Eventually almost all of the pulp will become second pulp, after the pulp mixture has been flushed out of the production apparatus. When that occurs, either by automatic sensing thereof (e.g. with the analyzer 28), on the basis of the passage of a predetermined period of time, or otherwise, the control 18 can be actuated so that the valves 15 and 16 are closed and the valve 17 is open. Then all of the pulp will pass from the vessel 10 to the vessel 22, since it is substantially entirely composed of second pulp.
If desired, in order to enhance the efficiency of the screening operation, a portion of the pulp in the rejects conduit 26 may be recirculated--as indicated by line 32 in FIG. 1--to a point just prior to the screen 24.
If the vessel 10 comprises an intermediate storage vessel, instead of a production vessel (e.g. a continuous digester), then it is possible to effect the screening over a longer period of time than the time it takes to produce that pulp.
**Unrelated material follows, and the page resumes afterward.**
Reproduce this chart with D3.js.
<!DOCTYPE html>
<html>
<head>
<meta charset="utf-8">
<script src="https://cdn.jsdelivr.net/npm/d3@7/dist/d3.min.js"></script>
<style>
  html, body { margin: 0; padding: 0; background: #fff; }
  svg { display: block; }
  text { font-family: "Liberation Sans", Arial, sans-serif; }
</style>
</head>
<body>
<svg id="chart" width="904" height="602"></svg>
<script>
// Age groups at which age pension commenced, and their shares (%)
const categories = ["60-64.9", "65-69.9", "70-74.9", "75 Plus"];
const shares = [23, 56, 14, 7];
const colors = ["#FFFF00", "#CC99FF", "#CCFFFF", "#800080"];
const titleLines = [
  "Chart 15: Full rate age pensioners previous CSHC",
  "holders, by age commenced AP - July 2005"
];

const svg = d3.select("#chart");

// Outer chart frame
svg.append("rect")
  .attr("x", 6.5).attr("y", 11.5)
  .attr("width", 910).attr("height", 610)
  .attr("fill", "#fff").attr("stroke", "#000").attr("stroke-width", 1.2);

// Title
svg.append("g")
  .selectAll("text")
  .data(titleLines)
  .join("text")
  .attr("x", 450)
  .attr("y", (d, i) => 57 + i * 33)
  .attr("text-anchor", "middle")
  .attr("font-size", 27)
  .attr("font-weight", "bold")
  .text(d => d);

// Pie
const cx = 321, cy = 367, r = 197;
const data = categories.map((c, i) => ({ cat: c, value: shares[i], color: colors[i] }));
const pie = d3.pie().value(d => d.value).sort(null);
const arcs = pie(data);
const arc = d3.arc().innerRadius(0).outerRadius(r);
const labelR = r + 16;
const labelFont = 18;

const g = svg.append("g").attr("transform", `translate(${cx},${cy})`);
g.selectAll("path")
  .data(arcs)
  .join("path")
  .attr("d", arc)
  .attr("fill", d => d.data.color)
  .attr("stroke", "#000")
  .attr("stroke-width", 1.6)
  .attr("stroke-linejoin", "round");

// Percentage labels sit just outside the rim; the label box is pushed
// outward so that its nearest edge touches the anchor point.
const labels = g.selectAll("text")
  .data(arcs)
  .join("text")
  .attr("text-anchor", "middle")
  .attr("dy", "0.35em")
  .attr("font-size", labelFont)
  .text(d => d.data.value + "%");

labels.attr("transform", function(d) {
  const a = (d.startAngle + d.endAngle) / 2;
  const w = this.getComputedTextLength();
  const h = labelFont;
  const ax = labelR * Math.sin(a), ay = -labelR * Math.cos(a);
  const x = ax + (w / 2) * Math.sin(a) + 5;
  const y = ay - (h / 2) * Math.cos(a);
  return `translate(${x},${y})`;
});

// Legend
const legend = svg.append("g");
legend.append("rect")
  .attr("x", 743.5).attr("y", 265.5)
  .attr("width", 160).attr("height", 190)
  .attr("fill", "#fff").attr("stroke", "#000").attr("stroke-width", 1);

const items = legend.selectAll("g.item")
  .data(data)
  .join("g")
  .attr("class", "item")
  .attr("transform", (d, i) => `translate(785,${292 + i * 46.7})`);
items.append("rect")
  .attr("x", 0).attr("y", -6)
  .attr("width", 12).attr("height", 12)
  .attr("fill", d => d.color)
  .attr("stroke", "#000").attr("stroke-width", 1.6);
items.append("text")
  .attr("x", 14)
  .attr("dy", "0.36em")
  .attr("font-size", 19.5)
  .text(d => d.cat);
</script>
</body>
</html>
For example if the entire pulp mixture discharged from the production vessel (e.g. continuous digester) is fed to a storage vessel (10), and after the mixed pulp has been exhausted the digester is switched over to a second storage vessel (e.g. the vessel 22), the pulp may be withdrawn from the storage vessel (10) by a pump or the like and passed to the screen 24 in a leisurely manner. This also minimizes the size of the screen 24 and like equipment that is necessary, yet effects a result that is advantageous.
Storage vessels utilized in the practice of the invention may be high consistency storage towers or medium consistency storage towers. In high consistency towers the pulp is typically stored at a concentration of 10 to 12% and is discharged by introducing dilution water to the bottom zone and pumping it out with a pump capable of handling only low concentration pulp. If a medium consistency tower is utilized, however, pulp having a consistency of 10 to 12% is pumped out utilizing a pump capable of pumping such pulp without dilution (e.g. a pump sold by Kamyr, Inc. of Glens Falls, N.Y. or Kamyr AB of Karlstad, Sweden under the trademark "MC").
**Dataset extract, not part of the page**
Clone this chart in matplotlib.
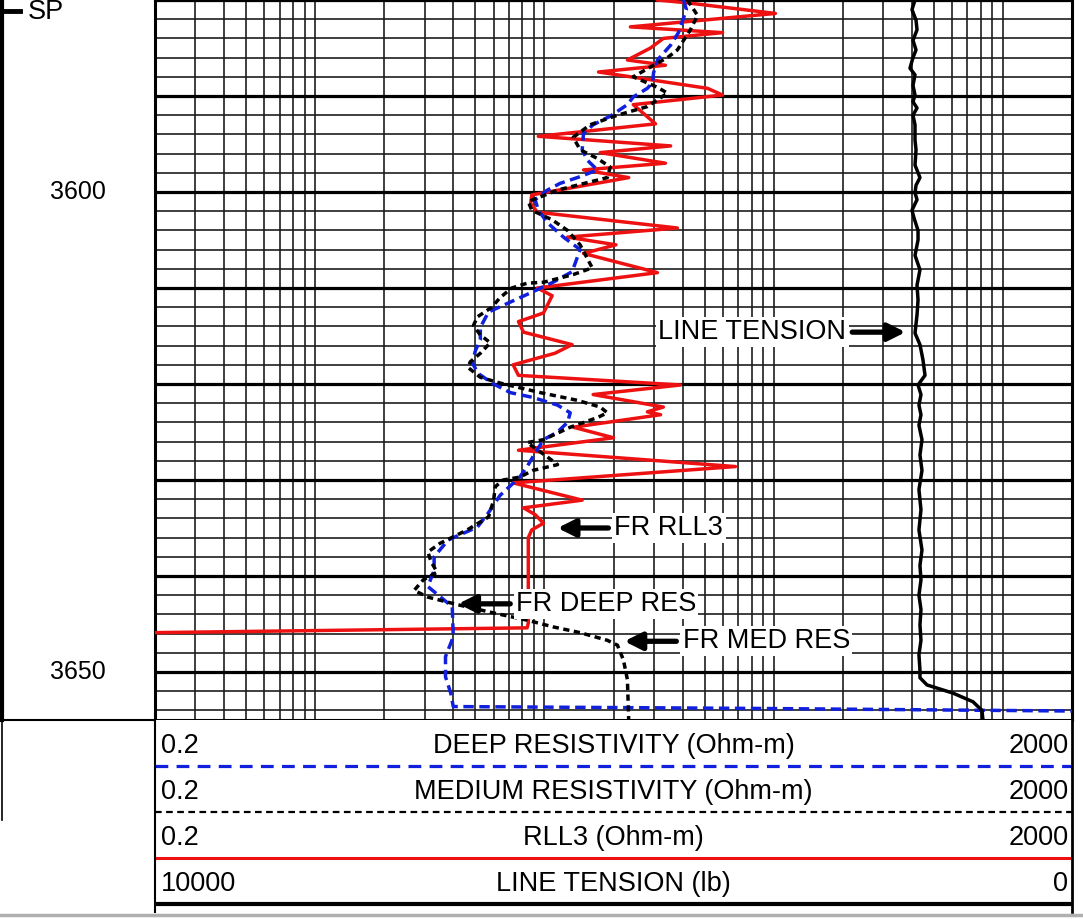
import numpy as np
import matplotlib
matplotlib.use("Agg")
import matplotlib.pyplot as plt
from matplotlib.lines import Line2D
from matplotlib import transforms

plt.rcParams['font.family'] = ['Liberation Sans', 'DejaVu Sans']

# RLL3 (ohm-m) vs depth
rll3_depth = [3580.0, 3580.3, 3581.4, 3582.8, 3583.4, 3584.0, 3585.0, 3586.25, 3586.8, 3587.5,
              3589.2, 3589.9, 3590.9, 3592.9, 3594.2, 3595.2, 3595.9, 3597.0, 3597.7, 3598.5,
              3600.3, 3601.2, 3602.1, 3603.75, 3604.7, 3605.5, 3606.4, 3608.4, 3610.0, 3610.8,
              3612.6, 3613.5, 3614.6, 3615.9, 3616.8, 3618.0, 3619.1, 3620.1, 3621.1, 3622.4,
              3622.9, 3623.2, 3624.5, 3625.6, 3626.9, 3628.6, 3630.3, 3632.1, 3632.9, 3633.6,
              3634.5, 3635.2, 3636.0, 3644.9, 3645.4, 3645.9]
rll3_val = [31.1, 42.0, 101.7, 23.7, 59.8, 33.0, 29.0, 23.0, 33.7, 17.2,
            51.4, 59.8, 24.4, 30.5, 9.4, 35.5, 17.5, 33.7, 14.8, 23.3,
            8.8, 8.7, 9.3, 38.0, 12.6, 20.5, 14.8, 31.1, 9.3, 10.8,
            9.9, 7.7, 8.1, 13.2, 11.1, 7.3, 7.7, 39.2, 16.3, 33.0,
            28.1, 32.1, 13.35, 20.0, 7.7, 68.1, 7.3, 14.6, 8.1, 9.1,
            9.9, 8.8, 8.5, 8.5, 8.4, 0.2]

# Deep resistivity
deep_depth = [3580.0, 3581.0, 3583.4, 3584.7, 3586.25, 3587.6, 3588.6, 3589.2, 3590.1, 3590.9,
              3592.1, 3593.0, 3593.9, 3595.6, 3596.7, 3597.7, 3598.4, 3599.1, 3599.8, 3600.8,
              3601.9, 3603.2, 3604.7, 3606.0, 3608.3, 3609.4, 3610.5, 3611.6, 3612.5, 3614.1,
              3615.4, 3616.5, 3617.8, 3618.9, 3619.9, 3620.9, 3621.4, 3622.2, 3623.0, 3624.0,
              3625.0, 3625.8, 3627.2, 3628.6, 3629.7, 3631.6, 3633.4, 3634.9, 3636.25, 3638.0,
              3639.4, 3641.1, 3643.2, 3646.35, 3648.4, 3650.5, 3652.2, 3653.6, 3653.8, 3654.1]
deep_val = [40.4, 41.6, 38.4, 35.5, 31.1, 29.9, 29.6, 28.1, 24.4, 23.0,
            19.35, 16.3, 14.8, 14.6, 15.4, 17.0, 14.3, 11.7, 10.3, 9.1,
            9.4, 10.3, 12.1, 14.3, 13.2, 10.9, 8.7, 6.9, 5.7, 5.25,
            5.25, 5.0, 4.84, 5.14, 5.9, 7.1, 8.9, 11.4, 12.95, 12.6,
            11.4, 9.9, 9.1, 8.4, 7.8, 6.4, 5.7, 5.1, 3.8, 3.3,
            3.3, 3.1, 3.96, 4.0, 3.7, 3.7, 3.9, 4.0, 90.0, 3000.0]

# Medium resistivity
med_depth = [3580.0, 3581.6, 3583.1, 3585.2, 3586.0, 3586.8, 3588.0, 3589.1, 3589.7, 3591.1,
             3592.0, 3593.0, 3594.3, 3595.6, 3596.5, 3597.4, 3598.5, 3599.8, 3601.0, 3601.9,
             3602.9, 3604.0, 3605.5, 3607.9, 3608.6, 3609.4, 3609.5, 3610.0, 3611.0, 3612.0,
             3613.0, 3613.9, 3614.9, 3615.7, 3616.8, 3617.7, 3618.3, 3619.3, 3619.9, 3620.9,
             3621.7, 3622.4, 3623.0, 3623.5, 3624.5, 3625.8, 3626.1, 3627.6, 3628.4, 3629.0,
             3629.7, 3630.0, 3630.7, 3632.1, 3633.85, 3635.2, 3636.6, 3637.5, 3638.5, 3639.6,
             3640.4, 3641.5, 3642.2, 3643.0, 3643.85, 3644.6, 3645.3, 3645.9, 3646.7, 3647.2,
             3648.75, 3650.8, 3655.0]
med_val = [42.0, 46.5, 43.3, 38.0, 34.4, 29.9, 24.4, 31.1, 34.4, 28.1,
           20.8, 15.8, 13.35, 14.3, 17.0, 19.35, 18.8, 11.4, 8.5, 8.8,
           10.8, 12.6, 14.3, 16.15, 13.35, 9.9, 8.4, 7.2, 6.4, 5.9,
           5.1, 4.9, 5.25, 5.8, 5.25, 4.74, 4.65, 5.25, 6.4, 9.6,
           13.9, 17.5, 18.8, 17.0, 12.95, 9.9, 8.4, 10.3, 11.4, 8.9,
           7.8, 6.6, 6.1, 6.0, 5.7, 4.6, 3.5, 3.1, 3.2, 3.4,
           2.96, 2.7, 3.1, 4.2, 6.0, 8.4, 10.9, 14.3, 18.8, 20.8,
           22.1, 23.0, 23.3]

# Line tension (lb)
tens_depth = [3580.0, 3581.0, 3582.1, 3583.1, 3584.2, 3585.2, 3586.0, 3587.1, 3587.8, 3588.9,
              3589.9, 3590.6, 3591.25, 3592.0, 3593.0, 3594.6, 3595.6, 3597.2, 3598.5, 3599.3,
              3600.1, 3600.8, 3601.9, 3602.7, 3604.0, 3605.0, 3606.6, 3608.1, 3609.7, 3611.25,
              3612.8, 3614.7, 3615.9, 3617.5, 3619.1, 3620.1, 3621.1, 3622.2, 3623.2, 3624.3,
              3625.8, 3627.4, 3629.0, 3631.0, 3633.1, 3635.2, 3637.3, 3638.9, 3640.4, 3642.0,
              3643.5, 3645.1, 3646.7, 3648.2, 3649.8, 3650.6, 3651.35, 3652.2, 3653.1, 3654.0,
              3655.0]
tens_val = [1712, 1745, 1701, 1690, 1734, 1701, 1734, 1767, 1712, 1734,
            1712, 1734, 1690, 1734, 1712, 1712, 1701, 1712, 1658, 1701,
            1712, 1690, 1745, 1723, 1679, 1679, 1712, 1658, 1690, 1679,
            1690, 1712, 1658, 1625, 1603, 1679, 1647, 1669, 1647, 1669,
            1636, 1658, 1636, 1669, 1647, 1669, 1636, 1658, 1647, 1669,
            1647, 1658, 1647, 1669, 1658, 1658, 1581, 1298, 1080, 982,
            971]

grid_vals = [0.2, 0.3, 0.4, 0.5, 0.6, 0.7, 0.8, 0.9,
             1, 2, 3, 4, 5, 6, 7, 8, 9,
             10, 20, 30, 40, 50, 60, 70, 80, 90,
             100, 200, 300, 400, 500, 600, 700, 800, 900, 1000, 2000]
depth_labels = [3600, 3650]

header_rows = [("0.2", "DEEP RESISTIVITY (Ohm-m)", "2000"),
               ("0.2", "MEDIUM RESISTIVITY (Ohm-m)", "2000"),
               ("0.2", "RLL3 (Ohm-m)", "2000"),
               ("10000", "LINE TENSION (lb)", "0")]

W, H = 1083, 919
fig = plt.figure(figsize=(W / 100, H / 100), dpi=100)

ax = fig.add_axes([155 / W, 1 - 720 / H, 917 / W, 720 / H])
ax.set_xscale('log')
ax.set_xlim(0.2, 2000)
ax.set_ylim(3655, 3580)

for v in grid_vals:
    ax.axvline(v, color='#1e1e1e', lw=1.2, zorder=1)
for d in np.arange(3580, 3656, 2):
    if d % 10 == 0:
        ax.axhline(d, color='black', lw=2.3, zorder=1)
    else:
        ax.axhline(d, color='#1e1e1e', lw=1.2, zorder=1)

ax.plot(rll3_val, rll3_depth, color='#ee1111', lw=2.5, zorder=3)
ax.plot(deep_val, deep_depth, color='#1020dd', lw=2.5, dashes=(3, 1.6), zorder=4)
ax.plot(med_val, med_depth, color='black', lw=2.5, dashes=(1.8, 1.3), zorder=4)

ax.set_xticks([])
ax.set_xticks([], minor=True)
ax.set_yticks([])
for s in ax.spines.values():
    s.set_linewidth(2.2)
    s.set_color('black')

ax2 = ax.twiny()
ax2.set_xlim(10000, 0)
ax2.plot(tens_val, tens_depth, color='black', lw=2.5)
ax2.set_xticks([])
for s in ax2.spines.values():
    s.set_visible(False)

# depth labels
tr = transforms.blended_transform_factory(fig.transFigure, ax.transData)
for d in depth_labels:
    ax.text(78 / W, d, str(d), transform=tr, ha='center', va='center', fontsize=18, clip_on=False)

# annotations
box = dict(facecolor='white', edgecolor='none', pad=1.5)
arrow = dict(arrowstyle='-|>', lw=3.8, color='black', mutation_scale=26, shrinkA=0, shrinkB=0)
notes = [("LINE TENSION", 31.4, 3614.6, 220, 376),
         ("FR RLL3", 20.2, 3635.0, 19.0, 11.4),
         ("FR DEEP RES", 7.5, 3642.9, 7.09, 4.2),
         ("FR MED RES", 40.0, 3646.8, 37.6, 22.3)]
for label, tx, ty, tail, tip in notes:
    ax.annotate('', xy=(tip, ty), xytext=(tail, ty), arrowprops=arrow, zorder=6)
    ax.text(tx, ty, label, ha='left', va='center', fontsize=19.5, bbox=box, zorder=7)

# header
hax = fig.add_axes([155 / W, 1 - 912 / H, 917 / W, 192 / H])
hax.set_xlim(0, 1)
hax.set_ylim(192 / 46, 0)
hax.set_xticks([])
hax.set_yticks([])
hax.spines['top'].set_visible(False)
hax.spines['bottom'].set_visible(False)
hax.spines['left'].set_linewidth(1.5)
hax.spines['right'].set_linewidth(2)
for k, (lo, name, hi) in enumerate(header_rows):
    yc = k + 0.56
    hax.text(0.006, yc, lo, ha='left', va='center', fontsize=19.5)
    hax.text(0.5, yc, name, ha='center', va='center', fontsize=19.5)
    hax.text(0.996, yc, hi, ha='right', va='center', fontsize=19.5)
hax.plot([0, 1], [1, 1], color='#1020dd', lw=2.3, dashes=(4, 2.6))
hax.plot([0, 1], [2, 2], color='black', lw=1.6, dashes=(3, 2))
hax.plot([0, 1], [3, 3], color='#ee1111', lw=2.2)
hax.plot([0, 1], [4, 4], color='black', lw=3)

# left track frame and SP
fig.add_artist(Line2D([2 / W, 2 / W], [1 - 720 / H, 1], color='black', lw=3))
fig.add_artist(Line2D([1.5 / W, 1.5 / W], [1 - 820 / H, 1 - 720 / H], color='black', lw=1.2))
fig.add_artist(Line2D([0, 155 / W], [1 - 720 / H, 1 - 720 / H], color='black', lw=1.5))
fig.add_artist(Line2D([0, 20 / W], [1 - 11 / H, 1 - 11 / H], color='black', lw=3.5))
fig.text(28 / W, 1 - 12 / H, "SP", ha='left', va='center', fontsize=19.5)
fig.add_artist(Line2D([0, 1], [1 - 915 / H, 1 - 915 / H], color='#b0b0b0', lw=2.5))

fig.savefig("out.png", dpi=100)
Thus, according to one aspect of the present invention it is possible to continuously produce cellulosic fibrous material pulp during changeover of a pulp production process. For example a method may comprise the steps of: (a) Continuously feeding a pulp mixture having a consistency of between about 8-15% to a screening station. (b) Sensing the proportion of first pulp fiber length with respect to second pulp fiber length in the pulp mixture prior to feeding to the screening station. (c) At the screening station, separating the pulp mixture into separate pulp fractions according to the different pulp fiber lengths; and, (d) controlling the discharge of pulp from the screening station depending upon the results of the sensing in step (b).
As an alternative to the use of an analyzer 28 for controlling valve 30, if the pulp mixture from the production process is pumped to a storage tower, it can be mixed together in the tower with a mixer to provide a homogeneous pulp so that there is approximately a 50--50 concentration of short and long fibers. That homogeneous mixture may then be fed directly to a screen 24, with appropriately dimensioned slots, without the necessity for changing the amount of pulp passing out the rejects conduit 26, etc.
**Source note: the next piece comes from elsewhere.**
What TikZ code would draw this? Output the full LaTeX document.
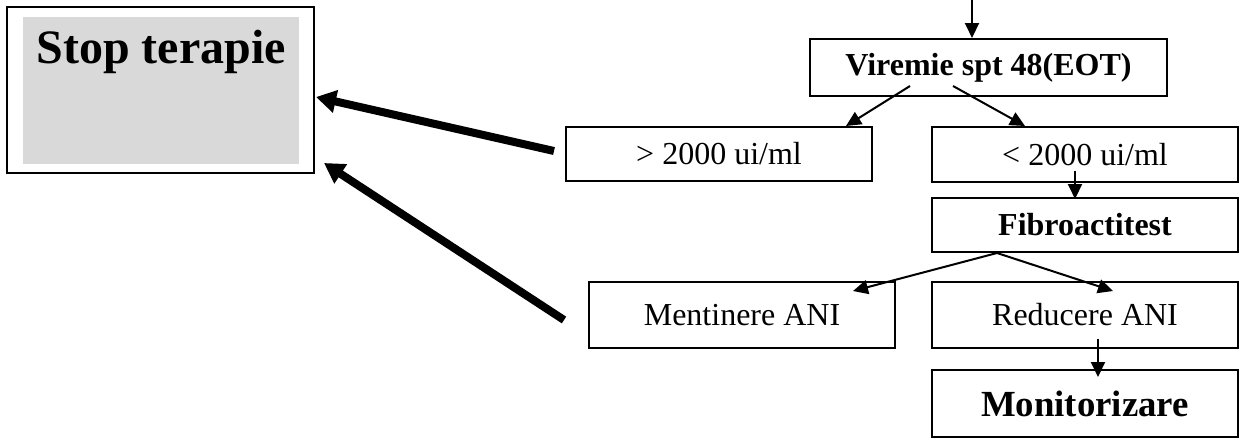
\documentclass[tikz,border=0pt]{standalone}
\usepackage{fontspec}
\setmainfont{Liberation Serif}
\usetikzlibrary{arrows.meta, calc}

\begin{document}
\begin{tikzpicture}[x = .5pt, y = -.5pt,
  box/.style = {draw, line width = 1pt, minimum width = 153pt, inner sep = 0pt, font = \fontsize{16}{19}\selectfont},
  thin/.style = {-{Triangle[length = 7.5pt, width = 7pt]}, line width = 1pt},
  thick/.style = {-{Triangle[length = 10pt, width = 11pt]}, line width = 4pt}]
  \useasboundingbox (0, 0) rectangle (1246, 439);
  % left box
  \node[draw, line width = 1pt, minimum width = 153.5pt, minimum height = 83pt] (stop) at (160.5, 90) {};
  \fill[gray!30] ($(stop.north west) + (17, 11)$) rectangle ($(stop.south east) + (-16, -10)$);
  \node[anchor = base, font = \fontsize{24}{28}\selectfont\bfseries] (stoptxt) at (161, 63) {Stop terapie};
  % flow
  \node[box, minimum width = 178.5pt, minimum height = 28.5pt, font = \fontsize{16}{19}\selectfont\bfseries] (vir) at (988.5, 67.5) {Viremie spt 48(EOT)};
  \node[box, minimum height = 27pt] (hi) at (719, 154) {> 2000 ui/ml};
  \node[box, minimum height = 27.5pt] (lo) at (1085, 154.5) {< 2000 ui/ml};
  \node[box, minimum height = 27pt, font = \fontsize{16}{19}\selectfont\bfseries] (fibro) at (1085, 225) {Fibroactitest};
  \node[box, minimum height = 33pt] (ment) at (742, 315) {Mentinere ANI};
  \node[box, minimum height = 33pt] (red) at (1085, 315) {Reducere ANI};
  \node[box, minimum height = 33.5pt, font = \fontsize{18.4}{22}\selectfont\bfseries] (mon) at (1085, 403.5) {Monitorizare};
  \coordinate (in) at (972, 0);
  \draw[thin] (in) -- (in |- vir.north);
  \draw[thin] ($(vir.south) + (-78.5, -11)$) -- ($(hi.north) + (127, 0)$);
  \draw[thin] ($(vir.south) + (-35.5, -11)$) -- ($(lo.north) + (-60, 0)$);
  \draw[thin] ($(lo.south) + (-10, -12)$) -- ($(fibro.north) + (-10, 2)$);
  \draw[thin] ($(fibro.south) + (-88, 0)$) -- ($(ment.north) + (111, 10)$);
  \draw[thin] ($(fibro.south) + (-88, 0)$) -- ($(red.north) + (28, 10)$);
  \draw[thin] ($(red.south) + (13, -10)$) -- ($(mon.north) + (13, 8)$);
  % back to stop
  \draw[thick] ($(hi.west) + (-11, -3)$) -- ($(stop.east) + (1, 7)$);
  \draw[thick] ($(ment.west) + (-24, 5)$) -- ($(stop.south east) + (9, -11)$);
\end{tikzpicture}
\end{document}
While the invention has been herein shown and described in what is presently conceived to be a practical and preferred embodiment thereof, it will be apparent to those of ordinary skill in the art that many modifications may be made thereof within the scope of the invention, which scope is to be accorded the broadest interpretation of the appended claims so as to encompass all equivalent methods and structures.